As context , in 2007 I took the bus daily to work and in fact have had to do so for nearly every job I’ve had in the last 20+ years. I have been on Vancouver area buses thousands of times.
I do not generally like the experience, as you shall see below.
A Salute to my Fellow Passengers
A salute to my fellow passengers! I bid you a warm and hearty hello, one and all. Especially…
Mr. “I’m wearing a backpack the size of Kansas and I am not taking it off.” Thank you for slapping me in the face with your backpack while grooving out obliviously to your iPod. Hey, that reminds me…

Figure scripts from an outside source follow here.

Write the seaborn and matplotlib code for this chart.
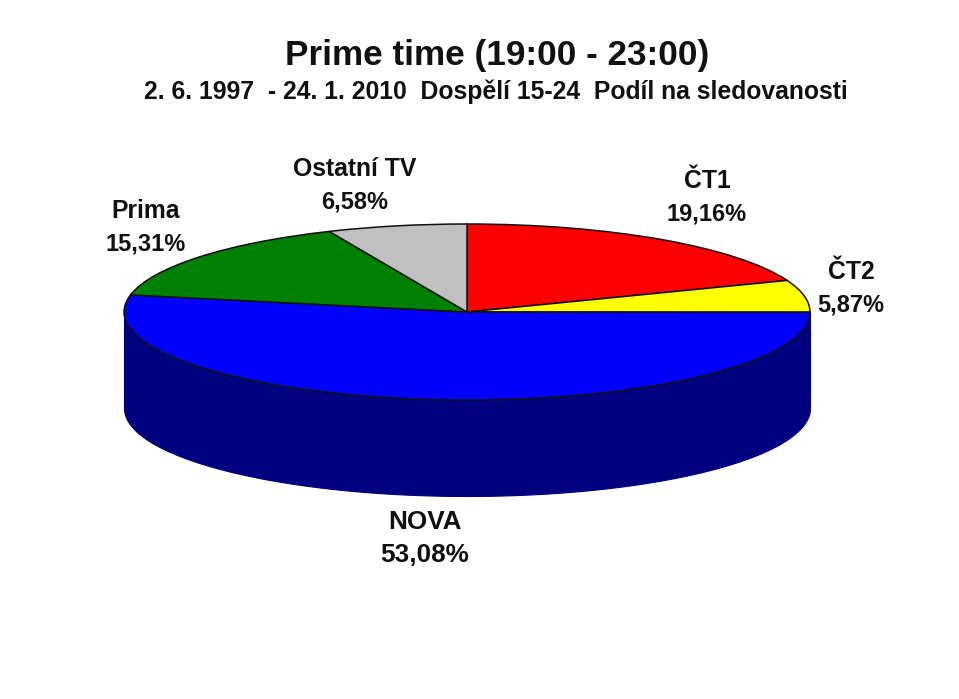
import numpy as np
import seaborn as sns
import matplotlib.pyplot as plt

stanice = ['ČT1', 'ČT2', 'NOVA', 'Prima', 'Ostatní TV']
podil = [19.16, 5.87, 53.08, 15.31, 6.58]
popisky = ['19,16%', '5,87%', '53,08%', '15,31%', '6,58%']
barvy = ['#ff0000', '#ffff00', '#0000ff', '#008000', '#c0c0c0']

sns.set_theme(style='white')
plt.rcParams['font.family'] = ['Liberation Sans', 'DejaVu Sans']

W, H = 959, 699
cx, cy, rx, ry = 467, 312, 343, 88
hloubka = 96 / ry

fig = plt.figure(figsize=(W / 100, H / 100), dpi=100, facecolor='white')
ax = fig.add_axes([0, 0, 1, 1])

# dolni strana valce pod segmentem NOVA
t = np.radians(np.linspace(180, 360, 300))
ax.fill_between(np.cos(t), np.sin(t), np.sin(t) - hloubka, color='#000080', lw=0.8, zorder=1)

ax.pie(podil, colors=barvy, startangle=90, counterclock=False, radius=1,
       wedgeprops={'edgecolor': '#101010', 'linewidth': 1.1, 'zorder': 2})
ax.set_aspect('auto')
ax.set_xlim(-cx / rx, (W - cx) / rx)
ax.set_ylim(-(H - cy) / ry, cy / ry)
ax.axis('off')

def text(x, y, s, size):
    fig.text(x / W, 1 - y / H, s, fontsize=size, fontweight='bold', color='#111111',
             ha='center', va='center')

text(497, 56, 'Prime time (19:00 - 23:00)', 25.3)
text(496, 92, '2. 6. 1997  - 24. 1. 2010  Dospělí 15-24  Podíl na sledovanosti', 17.8)

pozice = [(707, 181), (851, 272), (425, 522), (146, 211), (355, 169)]
for (x, y), s, p in zip(pozice, stanice, popisky):
    # NOVA je v originale o neco vetsi
    velka = s == 'NOVA'
    text(x, y, s, 18.8 if velka else 17.8)
    text(x, y + 33, p, 18.8 if velka else 17)

fig.savefig('out.png', dpi=100)
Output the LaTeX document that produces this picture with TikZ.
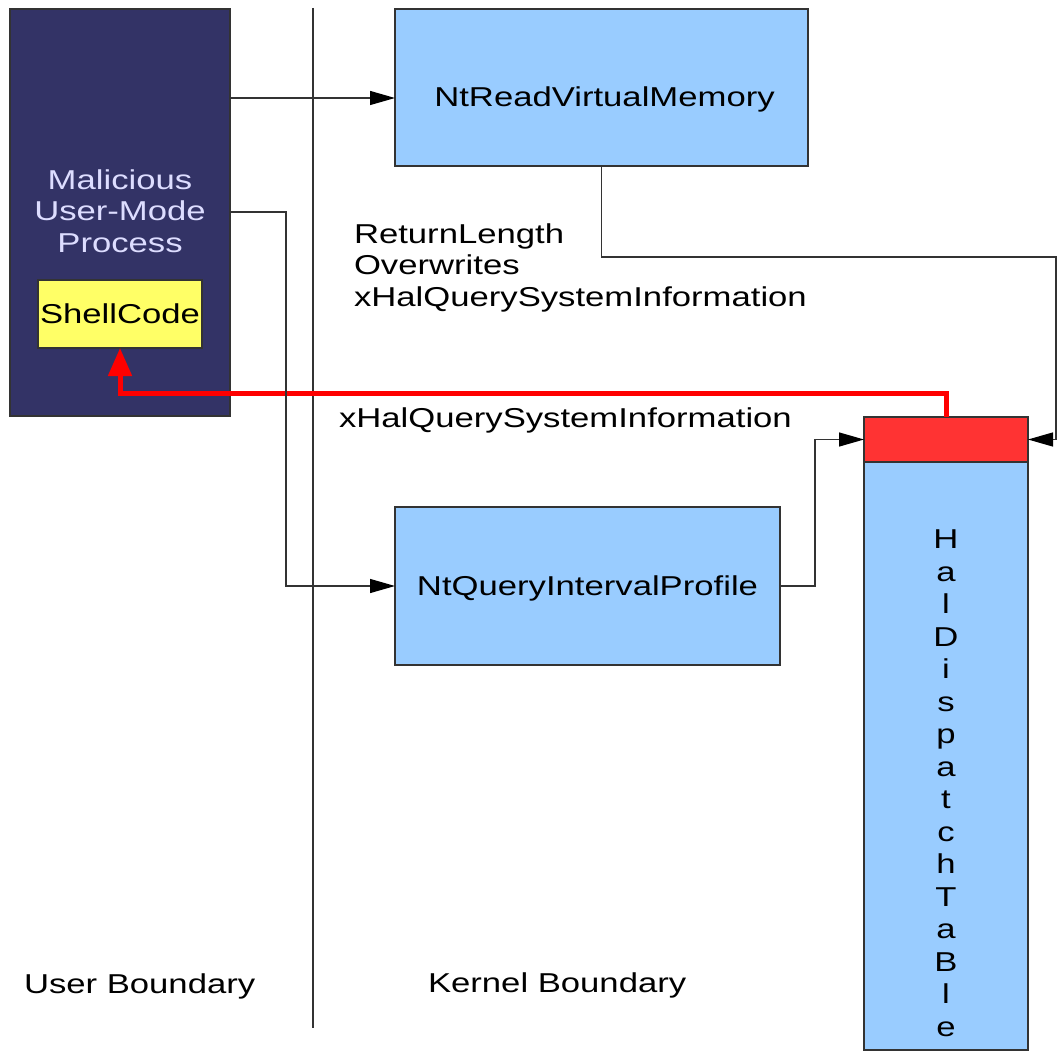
\documentclass[tikz,border=0pt]{standalone}
\usepackage{fontspec}
\setmainfont[FakeStretch=1.27]{Liberation Sans}
\usetikzlibrary{arrows.meta}
\definecolor{navy}{HTML}{333366}
\definecolor{lav}{HTML}{DDDDFF}
\definecolor{lblue}{HTML}{99CCFF}
\definecolor{ylw}{HTML}{FFFF66}
\definecolor{redbox}{HTML}{FF3333}
\definecolor{linegray}{HTML}{333333}
\begin{document}
\begin{tikzpicture}[x=1pt,y=-1pt,
  font=\fontsize{27.3}{31.5}\selectfont,
  box/.style={draw=linegray, line width=1.3pt, rectangle, inner sep=0pt, outer sep=0pt},
  conn/.style={draw=linegray, line width=1.3pt, -{Triangle[length=25pt,width=14pt,black]}},
  hack/.style={draw=red, line width=5pt, -{Triangle[length=28pt,width=23pt]}},
  lbl/.style={inner sep=0pt, outer sep=0pt}]
\fill[white] (0,0) rectangle (1064,1056);
\useasboundingbox (0,0) rectangle (1064,1056);
% boundary line
\draw[linegray, line width=1.3pt] (313,8) -- (313,1028);
% boxes
\node[box, fill=navy, minimum width=220, minimum height=407] (mal) at (120,212.5) {};
\node[lbl, text=lav, align=center, anchor=north] (maltext) at (120,169.5) {Malicious\\User-Mode\\Process};
\node[box, fill=ylw, minimum width=164, minimum height=68] (shell) at (120,314) {ShellCode};
\node[box, fill=lblue, minimum width=413, minimum height=157, text height=39pt, text depth=0pt] (ntread) at (601.5,87.5) {\hspace*{6pt}NtReadVirtualMemory};
\node[box, fill=lblue, minimum width=385, minimum height=158, text height=18pt, text depth=0pt] (ntquery) at (587.5,586) {NtQueryIntervalProfile};
\node[box, fill=lblue, minimum width=164, minimum height=588] (tab) at (946,756) {};
\node[box, fill=redbox, minimum width=164, minimum height=45] (tabtop) at (946,439.5) {};
\node[lbl, align=center, anchor=north, font=\fontsize{27.3}{32.5}\selectfont] (tabtext) at (946,530)
  {H\\a\\l\\D\\i\\s\\p\\a\\t\\c\\h\\T\\a\\B\\l\\e};
% texts
\node[lbl, align=left, anchor=north west] (note1) at (354,223.5)
  {ReturnLength\\Overwrites\\xHalQuerySystemInformation};
\node[lbl, anchor=base west] (note2) at (339,427) {xHalQuerySystemInformation};
\node[lbl, anchor=base west] (ub) at (24,993) {User Boundary};
\node[lbl, anchor=base west] (kb) at (428,992) {Kernel Boundary};
% red path
\draw[hack] (tabtop.north) -- ++(0,-24) -| (shell.south);
% connectors
\draw[conn] (mal.east |- 0,98) -- (ntread.west |- 0,98);
\draw[conn] (mal.east |- 0,212) -- ++(56,0) |- (ntquery.west);
\draw[conn] (ntread.south) |- (1056,257) |- (tabtop.east);
\draw[conn] (ntquery.east) -- ++(35,0) |- (tabtop.west);
\end{tikzpicture}
\end{document}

Thanks to Mr. “I like to share my music with everyone, even when I’m wearing earphones.” Yes, your iPod really does go to 11, just like the speakers in Spinal Tap. The Europeans don’t like it much but what do they know? They gave us Wham! The important thing isn’t that you’re going deaf but that I can clearly hear the words that accompany your horrible taste in music.
Ms “I like the exit but not for leaving!” Hey, look, the rear doors don’t have anyone standing there, so why not head over and block the exit? When people try to leave the bus, act surprised — every time it happens. Bonus points if you’re grossly obese and think that standing sideways makes a difference in letting people by. Hint: every side of you is fat.